First-time developers need patience and quality partnerships to obtain financing.
Panelists were optimistic about the state of hotel financing.
MIAMI BEACH, Florida— The perception of unbranded boutique hotels having more risk has kept most lenders from jumping on the bandwagon and providing debt to such properties, according to panelists at last week’s fourth annual Lifestyle/Boutique Hotel Development Conference.
While the conference was held at the independent Fontainebleau Miami Beach, it’s unlikely similar hotels outside major resort and urban destinations would find the funding to be built, the panelists said.
“It’s definitely more challenging,” said Craig Greenberg, president of 21c Museum Hotels, which has one hotel open in Louisville, Kentucky, one set to open in Cincinnati and a third under development in Bentonville, Arkansas. “Most lenders we come across are very cautious, especially in second tier cities.”
Boutique properties in urban settings see challenges, Greenberg said.
“Banks aren't interested in new urban development unless it’s apartments,” Greenberg said. “Hotels are probably at the lower level of their list. And when they are interested in hotels, they are looking for national flags.”
There are about five strikes against a boutique hotel developer looking to do a project in a medium size city, he said.

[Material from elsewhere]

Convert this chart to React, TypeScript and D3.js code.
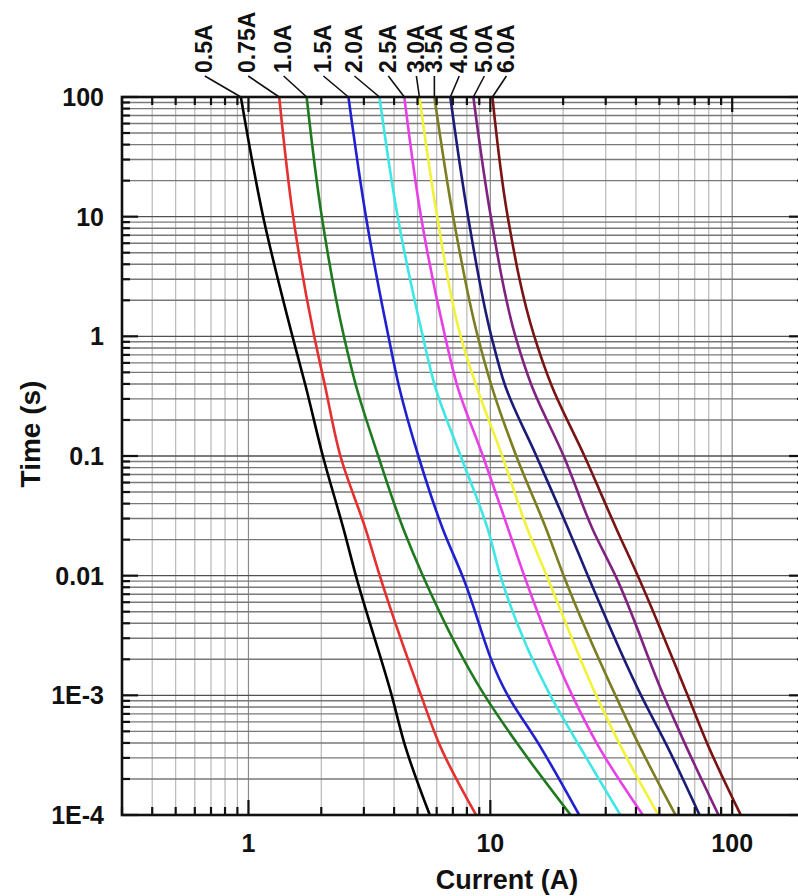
import React, { useEffect, useRef } from "react";
import * as d3 from "d3";

// time rows (s) at which the curves were read
const TIMES = [100, 10, 1, 0.39, 0.1, 0.024, 0.01, 0.001, 0.00038, 0.0001];

// current (A) of each fuse curve at the rows above
const I_050 = [0.93, 1.15, 1.52, 1.72, 2.03, 2.48, 2.78, 3.91, 4.44, 5.62];
const I_075 = [1.34, 1.53, 1.87, 2.07, 2.4, 3.06, 3.49, 5.17, 6.19, 8.73];
const I_100 = [1.74, 2.01, 2.48, 2.78, 3.44, 4.39, 5.26, 9.47, 13.1, 21.5];
const I_150 = [2.59, 3.06, 3.79, 4.18, 5.04, 6.39, 7.66, 11.8, 16.0, 23.3];
const I_200 = [3.48, 4.14, 5.26, 5.89, 7.54, 9.79, 11.0, 17.7, 23.3, 34.5];
const I_250 = [4.41, 5.17, 6.5, 7.29, 9.32, 11.9, 13.8, 21.8, 27.9, 42.7];
const I_300 = [5.09, 6.03, 7.54, 8.73, 11.2, 14.3, 17.1, 27.4, 34.5, 49.5];
const I_350 = [5.87, 7.02, 8.87, 10.1, 12.8, 17.1, 20.1, 32.9, 41.3, 58.3];
const I_400 = [6.83, 8.09, 10.1, 11.5, 15.5, 21.1, 25.3, 42.0, 53.7, 73.3];
const I_500 = [8.51, 10.05, 12.7, 14.8, 20.1, 26.6, 32.9, 52.0, 64.3, 87.8];
const I_600 = [10.2, 11.8, 15.2, 17.9, 24.5, 33.4, 40.7, 65.4, 79.5, 108.5];

const RATINGS = ["0.5A", "0.75A", "1.0A", "1.5A", "2.0A", "2.5A", "3.0A", "3.5A", "4.0A", "5.0A", "6.0A"];
const SERIES = [I_050, I_075, I_100, I_150, I_200, I_250, I_300, I_350, I_400, I_500, I_600];
const COLORS = [
  "#000000", "#e53030", "#1f7a1f", "#2020d0", "#3ee6e6", "#e640e6",
  "#f2f23a", "#7d7d22", "#1c1c78", "#7f237f", "#7a1414",
];
// horizontal nudge (px) of each rating label from the curve top
const LABEL_NUDGE = [-37, -32, -24, -26, -26, -17, -4, -1, 8, 10, 13];

const X_TICKS = [1, 10, 100];
const Y_TICKS = [100, 10, 1, 0.1, 0.01, 0.001, 0.0001];
const Y_TICK_LABELS = ["100", "10", "1", "0.1", "0.01", "1E-3", "1E-4"];

const W = 798;
const H = 896;
const margin = { top: 97, left: 122, right: -7, bottom: 81 };
const FONT = "Arial, 'Liberation Sans', sans-serif";

const minorTicks = (lo: number, hi: number) => {
  const out: number[] = [];
  for (let e = Math.floor(Math.log10(lo)); e <= Math.ceil(Math.log10(hi)); e++) {
    for (let m = 1; m < 10; m++) {
      const v = m * Math.pow(10, e);
      if (v >= lo * 0.999 && v <= hi * 1.001) out.push(v);
    }
  }
  return out;
};

const App = () => {
  const svgRef = useRef<SVGSVGElement>(null);

  useEffect(() => {
    const svg = d3.select(svgRef.current);
    svg.selectAll("*").remove();

    const x0 = margin.left;
    const x1 = W - margin.right;
    const y0 = margin.top;
    const y1 = H - margin.bottom;

    const x = d3.scaleLog().domain([0.3, 200]).range([x0, x1]);
    const y = d3.scaleLog().domain([0.0001, 100]).range([y1, y0]);

    const xMinor = minorTicks(0.3, 200);
    const yMinor = minorTicks(0.0001, 100);
    const isMajor = (v: number) => Math.abs(Math.log10(v) - Math.round(Math.log10(v))) < 1e-6;

    const g = svg.append("g");

    // grid
    g.selectAll("line.vgrid")
      .data(xMinor)
      .join("line")
      .attr("x1", (d) => x(d))
      .attr("x2", (d) => x(d))
      .attr("y1", y0)
      .attr("y2", y1)
      .attr("stroke", (d) => (isMajor(d) ? "#8a8a8a" : "#b8b8b8"))
      .attr("stroke-width", 1.2);

    g.selectAll("line.hgrid")
      .data(yMinor)
      .join("line")
      .attr("x1", x0)
      .attr("x2", x1)
      .attr("y1", (d) => y(d))
      .attr("y2", (d) => y(d))
      .attr("stroke", (d) => (isMajor(d) ? "#505050" : "#787878"))
      .attr("stroke-width", 1.4);

    // curves
    const line = d3
      .line<[number, number]>()
      .x((d) => x(d[0]))
      .y((d) => y(d[1]))
      .curve(d3.curveMonotoneY);

    svg
      .append("clipPath")
      .attr("id", "plotclip")
      .append("rect")
      .attr("x", x0)
      .attr("y", y0)
      .attr("width", x1 - x0)
      .attr("height", y1 - y0);

    SERIES.forEach((s, i) => {
      const pts = s.map((c, k) => [c, TIMES[k]] as [number, number]);
      g.append("path")
        .attr("d", line(pts))
        .attr("fill", "none")
        .attr("stroke", COLORS[i])
        .attr("stroke-width", 2.6)
        .attr("clip-path", "url(#plotclip)");
    });

    // axes frame
    const axisStroke = "#111";
    g.append("rect")
      .attr("x", x0)
      .attr("y", y0)
      .attr("width", x1 - x0)
      .attr("height", y1 - y0)
      .attr("fill", "none")
      .attr("stroke", axisStroke)
      .attr("stroke-width", 2.6);

    // x ticks, top and bottom, pointing in
    xMinor.forEach((v) => {
      const len = isMajor(v) ? 15 : 8;
      g.append("line")
        .attr("x1", x(v)).attr("x2", x(v))
        .attr("y1", y1).attr("y2", y1 - len)
        .attr("stroke", axisStroke).attr("stroke-width", 2.2);
      g.append("line")
        .attr("x1", x(v)).attr("x2", x(v))
        .attr("y1", y0).attr("y2", y0 + len)
        .attr("stroke", axisStroke).attr("stroke-width", 2.2);
    });

    // y ticks, left and right, pointing in
    yMinor.forEach((v) => {
      const len = isMajor(v) ? 16 : 8;
      g.append("line")
        .attr("x1", x0).attr("x2", x0 + len)
        .attr("y1", y(v)).attr("y2", y(v))
        .attr("stroke", axisStroke).attr("stroke-width", 2.2);
      g.append("line")
        .attr("x1", x1).attr("x2", x1 - len)
        .attr("y1", y(v)).attr("y2", y(v))
        .attr("stroke", axisStroke).attr("stroke-width", 2.2);
    });

    // tick labels
    g.selectAll("text.xt")
      .data(X_TICKS)
      .join("text")
      .attr("x", (d) => x(d))
      .attr("y", y1 + 37)
      .attr("text-anchor", "middle")
      .attr("font-family", FONT)
      .attr("font-weight", "bold")
      .attr("font-size", 25)
      .attr("fill", "#111")
      .text((d) => String(d));

    g.selectAll("text.yt")
      .data(Y_TICKS)
      .join("text")
      .attr("x", x0 - 18)
      .attr("y", (d) => y(d))
      .attr("dy", "0.36em")
      .attr("text-anchor", "end")
      .attr("font-family", FONT)
      .attr("font-weight", "bold")
      .attr("font-size", 25)
      .attr("fill", "#111")
      .text((d, i) => Y_TICK_LABELS[i]);

    // axis titles
    g.append("text")
      .attr("x", 507)
      .attr("y", H - 7)
      .attr("text-anchor", "middle")
      .attr("font-family", FONT)
      .attr("font-weight", "bold")
      .attr("font-size", 27)
      .attr("fill", "#111")
      .text("Current (A)");

    g.append("text")
      .attr("transform", `translate(30,434) rotate(-90)`)
      .attr("dy", "0.36em")
      .attr("text-anchor", "middle")
      .attr("font-family", FONT)
      .attr("font-weight", "bold")
      .attr("font-size", 28)
      .attr("fill", "#111")
      .text("Time (s)");

    // rating labels with leader lines
    SERIES.forEach((s, i) => {
      const topX = x(s[0]);
      const lx = topX + LABEL_NUDGE[i];
      g.append("line")
        .attr("x1", lx + 1)
        .attr("y1", 76)
        .attr("x2", topX)
        .attr("y2", y0)
        .attr("stroke", "#111")
        .attr("stroke-width", 1.6);
      g.append("text")
        .attr("transform", `translate(${lx},73) rotate(-90)`)
        .attr("dy", "0.36em")
        .attr("text-anchor", "start")
        .attr("font-family", FONT)
        .attr("font-weight", "bold")
        .attr("font-size", 23)
        .attr("fill", "#111")
        .text(RATINGS[i]);
    });
  }, []);

  return (
    <svg
      ref={svgRef}
      width={W}
      height={H}
      style={{ position: "absolute", left: 0, top: 0, background: "#fff" }}
    ></svg>
  );
};

export default App;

Oliver Striker, director at UBS Investment Bank, said criteria for lending to boutique hotel developers are similar to that for traditional hotel developers—the depth of expertise and experience of the project’s management team is going to be a major factor in the decision.
“It depends on historical performance,” he said. “If there is a track record that indicates a process for success is in place, then the request is better received by lenders. “
Carl Kruelle, chief lending officer for Philadelphia-based Applied Bank, echoed Striker’s comments.
Oliver Striker of UBS Investment Bank told attendees that solid track records from a developer and an operator can greatly enhance the ability to obtain financing.
“We look at barriers to entry and the track record of sponsors,” said Kruelle, whose bank has a number of boutique properties on its books and several more under consideration. “If you’re in the right location, the right market and have good barriers to entry, the risk (for a boutique hotel) hasn't been any greater (than a branded property).”
First timers need patience
First-time borrowers will have a tough time obtaining debt and in most, if not all, cases they will have to settle for full-recourse financing.
“Banks are very focused on the strength of who is providing that recourse or what entity is providing the guaranty if the project doesn't work out,” Kruelle said.
John Campo, president of New Orleans-based architecture firm John T. Campo & Associates, said those first-time borrowers need to take their time when it comes to finding financing.
“Approaching a mortgage broker with your first project and thinking that is the person that is going to lead you to nirvana is not right,” he said. “You have to have 50% equity plus sponsors who are very strong with liquidity, and you have to partner with a company with experience.”
“After that first one you have some track record you can lean on to refinance the deals.”
Kruelle said a first-time borrower telling a story is the toughest situation to buy for a lender.
“We would look to see what things we could do structurally to mitigate the risk,” he said.
Among the things a lender will look at is other business ventures in which the borrower has been involved. For instance, he said his bank earlier this year approved financing for an independent hotel in urban Philadelphia because the first-time hotel borrower was a catering company that has a long history and track record of success in that business.
Striker said lenders are clear in what their own objectives are.
“We're underwriting the real estate … the sticks and bricks,” he said. “We're not underwriting the fluctuations of the operating business, but cash flowing at a stabilized level is preferred. That’s ultimately what we’re lending on.”
Striker said owners are cashing out to recapture embedded equity in their projects.
“What's important is they still have skin in the game,” he said. “We want the there to be some incentive to keep the owner/investor’s eye on the ball.”
Campo said all developers, regardless of experience level, need to ensure they know what tax credits are available.
“Being able to access as much free capital as possible is good,” he said. “It may add credibility with your partner, who might only have to come up with 10% equity to fund the deal because of those credits.”
The most desirable of the tax credits is historic tax credits, he said.
“They provide a good portion of the cash up front that provides equity,” he said.
“It's a very good market right now for developers if you have an historic asset,” Greenberg said.
However, Greenberg warned developers to make sure they know what they’re getting into before spending a lot of time on tax credits.
“It's very difficult to use commercial mortgage-backed securities combined with tax credits,” he said. “(CMBS lenders) don't feel comfortable with the first lien position.”
The future of financing
The panelists said the outlook for financing boutique hotels is somewhat encouraging:
Striker: “From CMBS, what's extremely encouraging is that hotel exposure has increased to 15% to 20% in these large pools. There’s a heightened appetite for hotels. There’s a more bullish sentiment from secondary financing markets.”
Kruelle: “The one caveat is the still somewhat uncertain economy. We have strong appetite, but we're going to be careful.”
Campo: “Financing is available for those that meet the criteria.”
Greenberg: “Banks that weren’t in hotel lending are starting to get into it. They might not be lending, but they're returning phone calls and that's the first step.”